Anyways, I still caught the despair of the nation from watching the two men who want to be President for the next four years. It seems like there are three camps:
“We cannot give the keys of the world’s largest economy to an octogenarian.”
“We cannot give the keys of the world’s second-largest nuclear arsenal to a maniac.”
“I want to die.”
Political dialogue seems bound for two places: despair and hostility. And neither of those are pants I want to wear. Forgive my analogy, but having to choose between selling my soul to squeeze into some ill-fitting britches or running down the street in my underwear feels like a fair image for the current political situation.
I’ve written entire posts dedicated to things I think are pretty, beautiful. I notice I’m prone to do it when things seem worse, which betrays that my goal is to just escape. We’ve been taught escapism is bad … unless you’re in prison for running down the street in your underwear. Then escape could be a good thing?

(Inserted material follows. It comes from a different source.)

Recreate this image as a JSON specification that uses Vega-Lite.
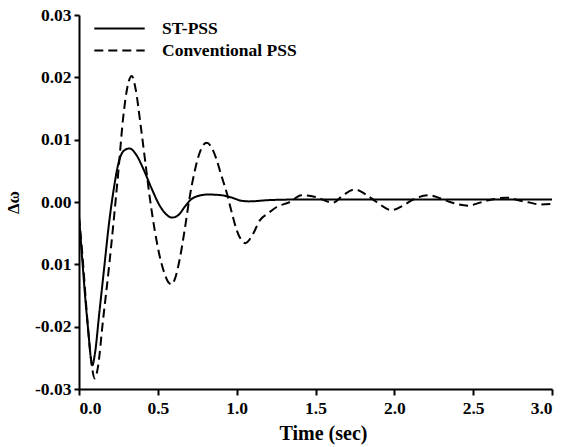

It’s so easy to forget beautiful things because beautiful things seem useless when you feel like you’re in a car driving towards a cliff. “Look at that spruce tree! Did the brakes start working again?”
For me, the beautiful things are reminders that despite what I feel, I’m not in a car, there’s no cliff, and if there is, it’s a little ditch. Even still, I’m on my own two feet with the dirt and the grass underneath me, the sky getting lost into the expanse, and I can breathe.
Something beautiful like:
When I was 7, my mom wanted to go to a ranch in Arizona. She wanted to ride horses through the grasslands like real cowpokes. I wondered if they’d check out six-shooters in case Johnny Ringo showed up. He never did, probably caught my scent and ran. Yellabelly.
One night at the ranch, our guide pointed to the sky and asked if we knew Orion. She showed us how the easiest way to find him is by his belt. When I stopped looking for a literal man in the sky and saw the three stars holding up his pants, the rest of him appeared. It was January when Orion is most visible in the Southern sky.
A year later, we went to Disney World, and one night while we were leaving the Magic Kingdom high on magic, I saw Orion in the sky above our rented Ford Excursion.
No matter where I went, the stars told their stories.
I like living in a world like that. It makes me think all this other stuff is just kinda happening for a while.
It gives me hope.
There’s always hope, Sam. Though our political decisions seem to be based on fear rather than selection of a candidate who aligns with our views currently.
I skipped the debate. I caught the portion where they argued about their golf handicaps. I laughed before shuddering.
We’ll recover.
Sometimes -- I wonder what it would be like if a candidate so outdid another in honor, if it would change it all.